I happen to like some kinds of word puzzles. I enjoy a well-constructed cryptic crossword from time to time, and I find it tolerably amusing (though not in any way instructive) when Fraser Simpson, in the Walrus, invites me to figure out that Belinda Stronach is an anagram of blonde anarchist. Furthermore, I have no strong feelings about the sorts of word puzzles that fail to engage my attention: the pattern recoginition involved in a word search, for example, leaves me cold. Yet I consider word searches to be among the most benign amusements known to humanity; in fact, I would be overjoyed if a word search craze were to sweep the developed world and lure people, at least temporarily, away from such noxious diversions as ringtones, stogies, and Eminem.

I cannot imagine that Pullum's hatred of word puzzles stems from any resentment of others' enjoyment of them (he's a curmudgeon, not a killjoy); rather, I speculate he has been repeatedly subjected to insinuations that he ought to like word puzzles, not only in his capacity as an NPR listener, but in his capacity as Someone Who Cares About Language.

There is, of course, no necessary connection between being a linguist and enjoying (or despising) word puzzles. Yes, linguists are generally people who enjoy figuring things out about language, but word puzzles tend to rely on aspects of words that have no linguistic significance whatsoever. To a word puzzler, a "vowel" is one of the letters a, e, i, o, u in the Roman alphabet; to a linguist, a vowel is a sonorant sound produced with minimal constriction of the oral cavity. Word puzzlers enjoy it when form and meaning bump into each other by happenstance; linguists look for what is systematic. Word puzzlers care about anagrams and alphabetical order and homophony and such; linguists care about things like constituent structure and distinctive features and mental representations. Whether one cares about one of these sets of things has absolutely no bearing on whether one cares about the other; however, it is not hard to see how repeated brushes with overenthusiastic word puzzlers ignorant of this lack of connection might suffice to turn apathy into antipathy.

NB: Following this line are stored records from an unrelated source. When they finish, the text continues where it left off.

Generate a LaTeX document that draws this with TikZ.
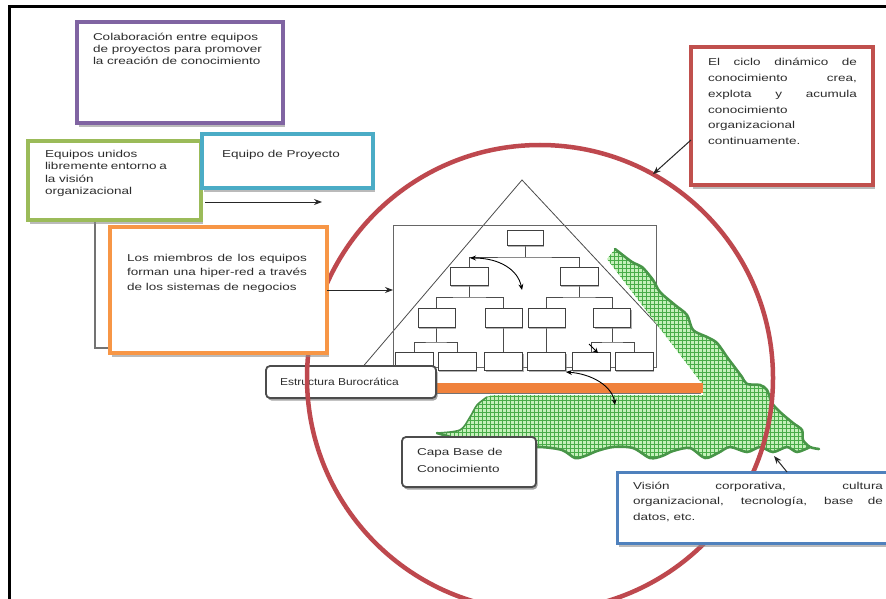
\documentclass[tikz,border=0pt]{standalone}
\usepackage{fontspec}
\setmainfont[FakeStretch=1.35]{Liberation Sans}
\newfontfamily\narrowsans[FakeStretch=1.2]{Liberation Sans}
\usetikzlibrary{arrows.meta,shadows,calc}

\definecolor{purplebox}{RGB}{128,100,162}
\definecolor{greenbox}{RGB}{155,187,89}
\definecolor{aquabox}{RGB}{75,172,198}
\definecolor{orangebox}{RGB}{247,150,70}
\definecolor{redbox}{RGB}{192,80,77}
\definecolor{bluebox}{RGB}{79,129,189}
\definecolor{ringred}{RGB}{190,72,78}
\definecolor{hatchlight}{RGB}{196,240,186}
\definecolor{hatchdark}{RGB}{72,172,72}
\definecolor{edgegreen}{RGB}{72,150,72}
\definecolor{bartone}{RGB}{240,130,60}
\definecolor{inktext}{RGB}{45,45,45}

\begin{document}
\begin{tikzpicture}[x=1pt,y=-1pt,
  every node/.style={inner sep=0pt, outer sep=0pt},
  panel/.style={draw, fill=white, line width=4pt,
    drop shadow={shadow xshift=2pt, shadow yshift=-4pt, fill=black!45, opacity=.6}},
  roundbox/.style={draw=black!70, fill=white, line width=1.8pt, rounded corners=4pt,
    drop shadow={shadow xshift=1.5pt, shadow yshift=-2.5pt, fill=black!60, opacity=.6}},
  orgbox/.style={draw=black!75, fill=white, line width=1pt,
    minimum width=38pt, minimum height=18pt,
    drop shadow={shadow xshift=1.2pt, shadow yshift=-1.5pt, fill=black!50, opacity=.6}},
  orgline/.style={black!70, line width=0.9pt},
  note/.style={anchor=north west, align=left, text=inktext},
  link/.style={black!85, line width=1pt, arrows={-Stealth[length=8pt,width=6pt]}},
  swing/.style={black, line width=0.9pt, arrows={Stealth[length=6pt,width=5pt]-Stealth[length=6pt,width=5pt]}},
  ragged/.style={edgegreen, line width=2.6pt, line join=round, line cap=round}
]
\useasboundingbox (0,0) rectangle (886,599);
\fill[white] (0,0) rectangle (886,599);

% page frame
\draw[line width=3pt] (9,599) -- (9,7) -- (886,7);

% pyramid
\coordinate (apex) at (522,180);
\coordinate (baseL) at (343,390);
\coordinate (baseR) at (718,390);
\draw[black!70, line width=0.8pt] (apex) -- (baseR) -- (baseL) -- cycle;

% organisation chart frame
\node[draw=black!60, line width=1pt, minimum width=263pt, minimum height=142pt] (orgframe) at (524.5,296) {};

% chart connectors
\coordinate (t1s) at (525,245);
\draw[orgline] (t1s) -- ++(0,12) coordinate (j1);
\draw[orgline] (469,267) |- (j1) -| (579,267);
\draw[orgline] (469,285) -- ++(0,12) coordinate (j2);
\draw[orgline] (436.5,308) |- (j2) -| (503.5,308);
\draw[orgline] (579,285) -- ++(0,12) coordinate (j3);
\draw[orgline] (546.5,308) |- (j3) -| (612,308);
\draw[orgline] (436.5,327) -- ++(0,15) coordinate (j4);
\draw[orgline] (414,352) |- (j4) -| (457,352);
\draw[orgline] (503.5,327) -- (503.5,352);
\draw[orgline] (546.5,327) -- (546.5,352);
\draw[orgline] (612,327) -- ++(0,15) coordinate (j5);
\draw[orgline] (591,352) |- (j5) -| (634,352);

% chart boxes
\node[orgbox, minimum width=36pt, minimum height=15pt] (t1) at (525,237.5) {};
\node[orgbox] (b21) at (469,276) {};
\node[orgbox] (b22) at (579,276) {};
\node[orgbox, minimum width=37pt, minimum height=19pt] (b31) at (436.5,317.5) {};
\node[orgbox, minimum width=37pt, minimum height=19pt] (b32) at (503.5,317.5) {};
\node[orgbox, minimum width=37pt, minimum height=19pt] (b33) at (546.5,317.5) {};
\node[orgbox, minimum width=37pt, minimum height=19pt] (b34) at (612,317.5) {};
\node[orgbox] (b41) at (414,361) {};
\node[orgbox] (b42) at (457,361) {};
\node[orgbox] (b43) at (503.5,361) {};
\node[orgbox] (b44) at (546.5,361) {};
\node[orgbox] (b45) at (591,361) {};
\node[orgbox] (b46) at (634,361) {};

% knowledge base layer (cross-hatched)
\fill[hatchlight] (607,259) -- (615,249)
  -- plot[smooth, tension=0.5] coordinates {(618,250) (632,262) (642,267) (653,280) (660,292) (675,305) (687,315) (693,330) (707,337) (717,343) (727,357) (733,365) (742,377) (747,384) (760,385) (767,390) (772,403) (780,412) (793,423) (802,430) (803,440) (810,447)}
  -- plot[smooth, tension=0.5] coordinates {(810,447) (797,452) (787,447) (773,452) (760,447) (747,452) (730,447) (718,453) (705,458) (690,448) (673,451) (662,456) (650,458) (633,448) (613,447) (597,451) (585,456) (575,458) (562,450) (540,447) (513,448) (480,447) (460,440) (437,433)}
  -- plot[smooth] coordinates {(437,433) (460,430) (470,417) (477,405) (487,397) (493,395)}
  -- (703,395) -- (703,385) -- cycle;
\begin{scope}
\clip (607,259) -- (615,249)
  -- plot[smooth, tension=0.5] coordinates {(618,250) (632,262) (642,267) (653,280) (660,292) (675,305) (687,315) (693,330) (707,337) (717,343) (727,357) (733,365) (742,377) (747,384) (760,385) (767,390) (772,403) (780,412) (793,423) (802,430) (803,440) (810,447)}
  -- plot[smooth, tension=0.5] coordinates {(810,447) (797,452) (787,447) (773,452) (760,447) (747,452) (730,447) (718,453) (705,458) (690,448) (673,451) (662,456) (650,458) (633,448) (613,447) (597,451) (585,456) (575,458) (562,450) (540,447) (513,448) (480,447) (460,440) (437,433)}
  -- plot[smooth] coordinates {(437,433) (460,430) (470,417) (477,405) (487,397) (493,395)}
  -- (703,395) -- (703,385) -- cycle;
\foreach \gx in {430,434,...,822} \draw[hatchdark, line width=1pt] (\gx,240) -- (\gx,462);
\foreach \gy in {240,244,...,462} \draw[hatchdark, line width=1pt] (430,\gy) -- (822,\gy);
\end{scope}
\draw[ragged] plot[smooth, tension=0.5] coordinates {(615,249) (632,262) (642,267) (653,280) (660,292) (675,305) (687,315) (693,330) (707,337) (717,343) (727,357) (733,365) (742,377) (747,384) (760,385) (767,390) (772,403) (780,412) (793,423) (802,430) (803,440) (810,447) (819,449)};
\draw[ragged] plot[smooth, tension=0.5] coordinates {(810,447) (797,452) (787,447) (773,452) (760,447) (747,452) (730,447) (718,453) (705,458) (690,448) (673,451) (662,456) (650,458) (633,448) (613,447) (597,451) (585,456) (575,458) (562,450) (540,447) (513,448) (480,447) (460,440) (437,433)};
\draw[ragged, line width=1.6pt] plot[smooth] coordinates {(437,433) (460,430) (470,417) (477,405) (487,397)};

% bureaucratic base bar
\fill[bartone] (437,383) rectangle (703,393);
\draw[black!55, line width=0.6pt] (437,393.5) -- (701,393.5);

% movement arrows inside the structure
\coordinate (sw1) at (470,258);
\coordinate (sw2) at (522,290);
\draw[swing] (sw1) .. controls (500,258) and (518,270) .. (sw2);
\coordinate (sw3) at (566,372);
\coordinate (sw4) at (615,405);
\draw[swing] (sw3) .. controls (592,374) and (612,386) .. (sw4);
\coordinate (sw5) at (589,344);
\coordinate (sw6) at (598,353);
\draw[black, line width=0.9pt, arrows={-Stealth[length=5pt,width=5pt]}] (sw5) -- (sw6);

% labelled rounded boxes
\node[roundbox, minimum width=170pt, minimum height=32pt] (estr) at (351,382) {};
\node[note, font=\narrowsans\fontsize{10}{12}\selectfont] (estrtxt) at ([shift={(14,12.4)}]estr.north west) {Estructura Burocrática};

% knowledge cycle ring
\node[circle, draw=ringred, line width=4.5pt, minimum size=466pt] (ring) at (540,378) {};

\node[roundbox, minimum width=134pt, minimum height=50pt] (capa) at (469,462) {};
\node[note, font=\fontsize{10}{17}\selectfont] (capatxt) at ([shift={(15,11.4)}]capa.north west) {Capa Base de\\Conocimiento};

% elbow link between the team boxes
\draw[black!55, line width=1.2pt] (95,220) |- (110,348);

% text panels
\node[panel, draw=purplebox, minimum width=206pt, minimum height=101pt] (purpleb) at (180,72.5) {};
\node[note, font=\fontsize{10}{12}\selectfont] (purpletxt) at ([shift={(16,11.3)}]purpleb.north west)
  {Colaboración entre equipos\\de proyectos para promover\\la creación de conocimiento};

\node[panel, draw=greenbox, minimum width=173pt, minimum height=79pt] (greenb) at (114.5,180.5) {};
\node[note, font=\fontsize{10}{12.3}\selectfont] (greentxt) at ([shift={(17,9.4)}]greenb.north west)
  {Equipos unidos\\\makebox[122pt][s]{libremente entorno a}\\la visión\\organizacional};

\node[panel, draw=aquabox, minimum width=171pt, minimum height=54pt] (aquab) at (287.5,161) {};
\node[note, font=\fontsize{10}{12}\selectfont] (aquatxt) at ([shift={(20,16.4)}]aquab.north west) {Equipo de Proyecto};

\node[panel, draw=orangebox, minimum width=217pt, minimum height=126pt] (orangeb) at (218.5,290) {};
\node[note, font=\fontsize{10}{14.2}\selectfont] (orangetxt) at ([shift={(17,27.4)}]orangeb.north west)
  {\makebox[180pt][s]{Los miembros de los equipos}\\\makebox[180pt][s]{forman una hiper-red a través}\\de los sistemas de negocios};

\node[panel, draw=redbox, minimum width=182pt, minimum height=138pt] (redb) at (782,116) {};
\node[note, font=\fontsize{10}{15.8}\selectfont] (redtxt) at ([shift={(17,11.3)}]redb.north west)
  {\makebox[149pt][s]{El ciclo dinámico de}\\\makebox[149pt][s]{conocimiento crea,}\\\makebox[149pt][s]{explota y acumula}\\conocimiento\\organizacional\\continuamente.};

\node[panel, draw=bluebox, line width=3pt, minimum width=288pt, minimum height=71pt] (blueb) at (761,507.5) {};
\node[note, font=\fontsize{10}{15.3}\selectfont] (bluetxt) at ([shift={(16,10.3)}]blueb.north west)
  {\makebox[250pt][s]{Visión corporativa, cultura}\\\makebox[250pt][s]{organizacional, tecnología, base de}\\datos, etc.};

% connectors
\coordinate (aim) at (322,202);
\draw[link] (205,202) -- (aim);
\draw[link] (orangeb.east) -- (orangeb.east -| orgframe.west);
\draw[link] ([shift={(0,24)}]redb.west) -- (ring.61.5);
\coordinate (tipv) at (774,456);
\draw[link] ([shift={(170,0)}]blueb.north west) -- (tipv);
\end{tikzpicture}
\end{document}
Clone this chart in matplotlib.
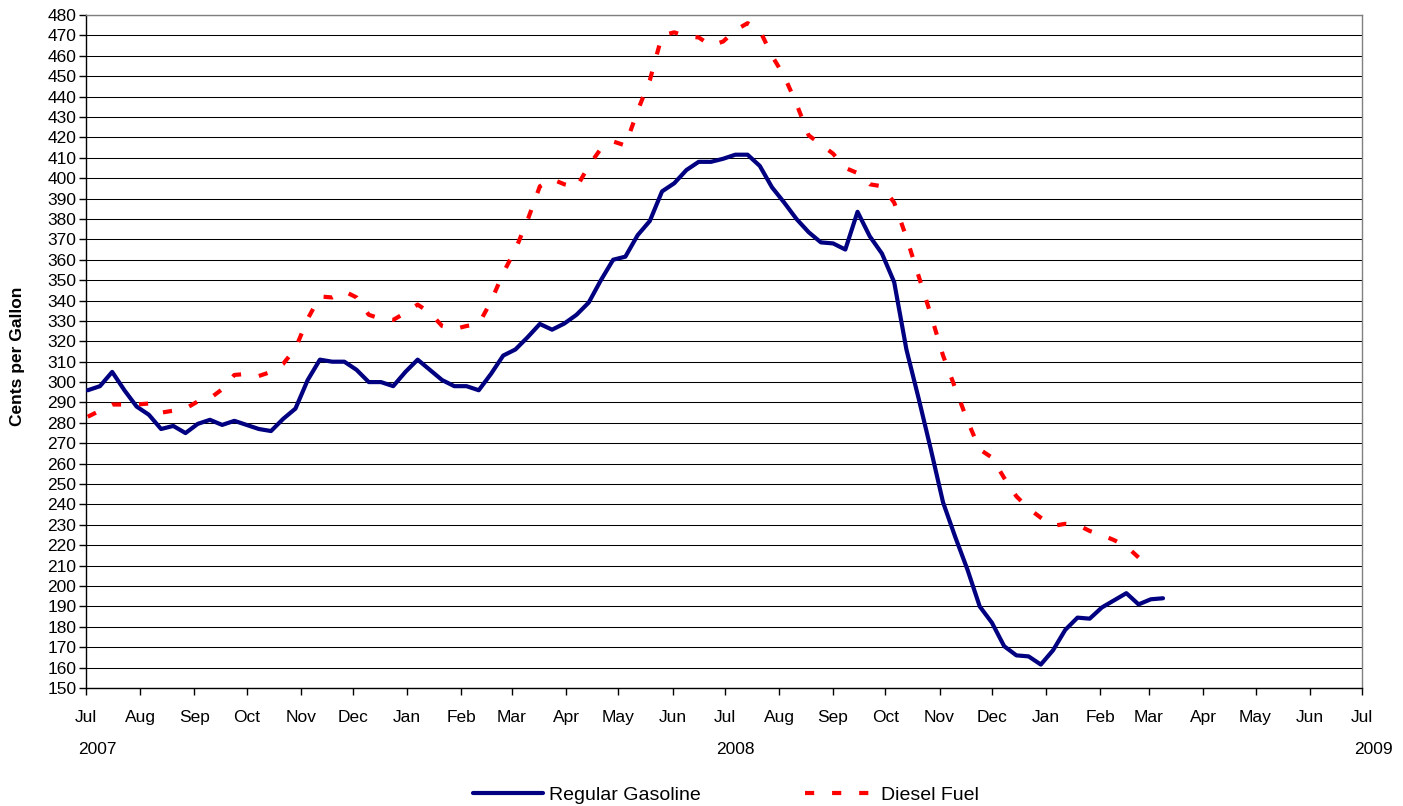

Another potential contributing factor lurking in the background is the existence, in certain spheres, of a peculiar form of discourse in which bad puns are deemed more compelling than rational argument. The perpetrators of this brand of bafflegab tend to say that they are talking about Language, and frequently identify themselves as intellectual heirs of Saussure and (to a lesser extent) Jakobson. Yet what they have to say is generally as incomprehensible to linguists as it is to most other human beings. The problem is, of course, that they are talking about language in its word-puzzle aspect. And they're simultaneously talking about several other things that have nothing to do with language at all.

So I do sympathize with Pullum if indeed he is beset by people who insist that, because he is a linguist, he must be a word puzzle enthusiast as well. On the other hand, if he is merely bothered by what he perceives as inanities on the radio, he can always turn it off.